_Objective_: From the listing that follows, extract every line and set it down unaltered.

_Material_:
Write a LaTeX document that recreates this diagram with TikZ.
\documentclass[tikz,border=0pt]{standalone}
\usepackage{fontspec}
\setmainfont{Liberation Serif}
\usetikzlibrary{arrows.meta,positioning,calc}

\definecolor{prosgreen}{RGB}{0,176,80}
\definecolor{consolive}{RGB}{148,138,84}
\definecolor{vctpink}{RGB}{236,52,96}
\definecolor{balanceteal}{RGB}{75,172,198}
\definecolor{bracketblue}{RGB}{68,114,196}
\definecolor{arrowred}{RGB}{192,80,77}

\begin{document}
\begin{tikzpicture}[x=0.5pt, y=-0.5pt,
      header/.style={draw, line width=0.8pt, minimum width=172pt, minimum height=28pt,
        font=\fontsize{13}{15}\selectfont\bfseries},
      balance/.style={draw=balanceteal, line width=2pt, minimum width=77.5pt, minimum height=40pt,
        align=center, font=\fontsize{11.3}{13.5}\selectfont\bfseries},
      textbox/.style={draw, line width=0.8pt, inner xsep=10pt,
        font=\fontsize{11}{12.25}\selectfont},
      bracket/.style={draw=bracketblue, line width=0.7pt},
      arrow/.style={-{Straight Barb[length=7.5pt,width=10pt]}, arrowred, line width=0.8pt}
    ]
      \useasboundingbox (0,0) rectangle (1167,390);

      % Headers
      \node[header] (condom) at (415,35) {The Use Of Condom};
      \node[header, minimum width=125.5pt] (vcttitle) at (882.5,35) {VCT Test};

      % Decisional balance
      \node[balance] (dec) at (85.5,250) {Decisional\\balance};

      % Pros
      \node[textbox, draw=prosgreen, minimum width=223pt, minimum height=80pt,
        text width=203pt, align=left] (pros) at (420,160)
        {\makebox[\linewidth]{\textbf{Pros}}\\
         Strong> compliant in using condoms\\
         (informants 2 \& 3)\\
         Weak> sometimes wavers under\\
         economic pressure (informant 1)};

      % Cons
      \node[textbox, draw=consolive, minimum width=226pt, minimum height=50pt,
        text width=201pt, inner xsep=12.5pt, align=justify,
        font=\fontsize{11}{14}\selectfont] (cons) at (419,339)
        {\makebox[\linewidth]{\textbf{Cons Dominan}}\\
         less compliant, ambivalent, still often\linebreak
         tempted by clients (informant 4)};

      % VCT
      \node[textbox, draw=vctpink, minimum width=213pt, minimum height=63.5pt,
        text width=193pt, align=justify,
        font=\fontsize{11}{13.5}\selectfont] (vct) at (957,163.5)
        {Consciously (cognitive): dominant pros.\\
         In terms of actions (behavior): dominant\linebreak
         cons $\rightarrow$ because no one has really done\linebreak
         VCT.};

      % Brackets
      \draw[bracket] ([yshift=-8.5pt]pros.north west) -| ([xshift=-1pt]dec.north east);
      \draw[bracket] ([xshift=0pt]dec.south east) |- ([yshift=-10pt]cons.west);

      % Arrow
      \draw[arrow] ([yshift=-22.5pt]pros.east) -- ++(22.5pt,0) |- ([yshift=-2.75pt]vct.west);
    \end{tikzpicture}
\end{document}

_Worked answer_:
Write a LaTeX document that recreates this diagram with TikZ.
\documentclass[tikz,border=0pt]{standalone}
\usepackage{fontspec}
\setmainfont{Liberation Serif}
\usetikzlibrary{arrows.meta,positioning,calc}

\definecolor{prosgreen}{RGB}{0,176,80}
\definecolor{consolive}{RGB}{148,138,84}
\definecolor{vctpink}{RGB}{236,52,96}
\definecolor{balanceteal}{RGB}{75,172,198}
\definecolor{bracketblue}{RGB}{68,114,196}
\definecolor{arrowred}{RGB}{192,80,77}

\begin{document}
\begin{tikzpicture}[x=0.5pt, y=-0.5pt,
      header/.style={draw, line width=0.8pt, minimum width=172pt, minimum height=28pt,
        font=\fontsize{13}{15}\selectfont\bfseries},
      balance/.style={draw=balanceteal, line width=2pt, minimum width=77.5pt, minimum height=40pt,
        align=center, font=\fontsize{11.3}{13.5}\selectfont\bfseries},
      textbox/.style={draw, line width=0.8pt, inner xsep=10pt,
        font=\fontsize{11}{12.25}\selectfont},
      bracket/.style={draw=bracketblue, line width=0.7pt},
      arrow/.style={-{Straight Barb[length=7.5pt,width=10pt]}, arrowred, line width=0.8pt}
    ]
      \useasboundingbox (0,0) rectangle (1167,390);

      % Headers
      \node[header] (condom) at (415,35) {The Use Of Condom};
      \node[header, minimum width=125.5pt] (vcttitle) at (882.5,35) {VCT Test};

      % Decisional balance
      \node[balance] (dec) at (85.5,250) {Decisional\\balance};

      % Pros
      \node[textbox, draw=prosgreen, minimum width=223pt, minimum height=80pt,
        text width=203pt, align=left] (pros) at (420,160)
        {\makebox[\linewidth]{\textbf{Pros}}\\
         Strong> compliant in using condoms\\
         (informants 2 \& 3)\\
         Weak> sometimes wavers under\\
         economic pressure (informant 1)};

      % Cons
      \node[textbox, draw=consolive, minimum width=226pt, minimum height=50pt,
        text width=201pt, inner xsep=12.5pt, align=justify,
        font=\fontsize{11}{14}\selectfont] (cons) at (419,339)
        {\makebox[\linewidth]{\textbf{Cons Dominan}}\\
         less compliant, ambivalent, still often\linebreak
         tempted by clients (informant 4)};

      % VCT
      \node[textbox, draw=vctpink, minimum width=213pt, minimum height=63.5pt,
        text width=193pt, align=justify,
        font=\fontsize{11}{13.5}\selectfont] (vct) at (957,163.5)
        {Consciously (cognitive): dominant pros.\\
         In terms of actions (behavior): dominant\linebreak
         cons $\rightarrow$ because no one has really done\linebreak
         VCT.};

      % Brackets
      \draw[bracket] ([yshift=-8.5pt]pros.north west) -| ([xshift=-1pt]dec.north east);
      \draw[bracket] ([xshift=0pt]dec.south east) |- ([yshift=-10pt]cons.west);

      % Arrow
      \draw[arrow] ([yshift=-22.5pt]pros.east) -- ++(22.5pt,0) |- ([yshift=-2.75pt]vct.west);
    \end{tikzpicture}
\end{document}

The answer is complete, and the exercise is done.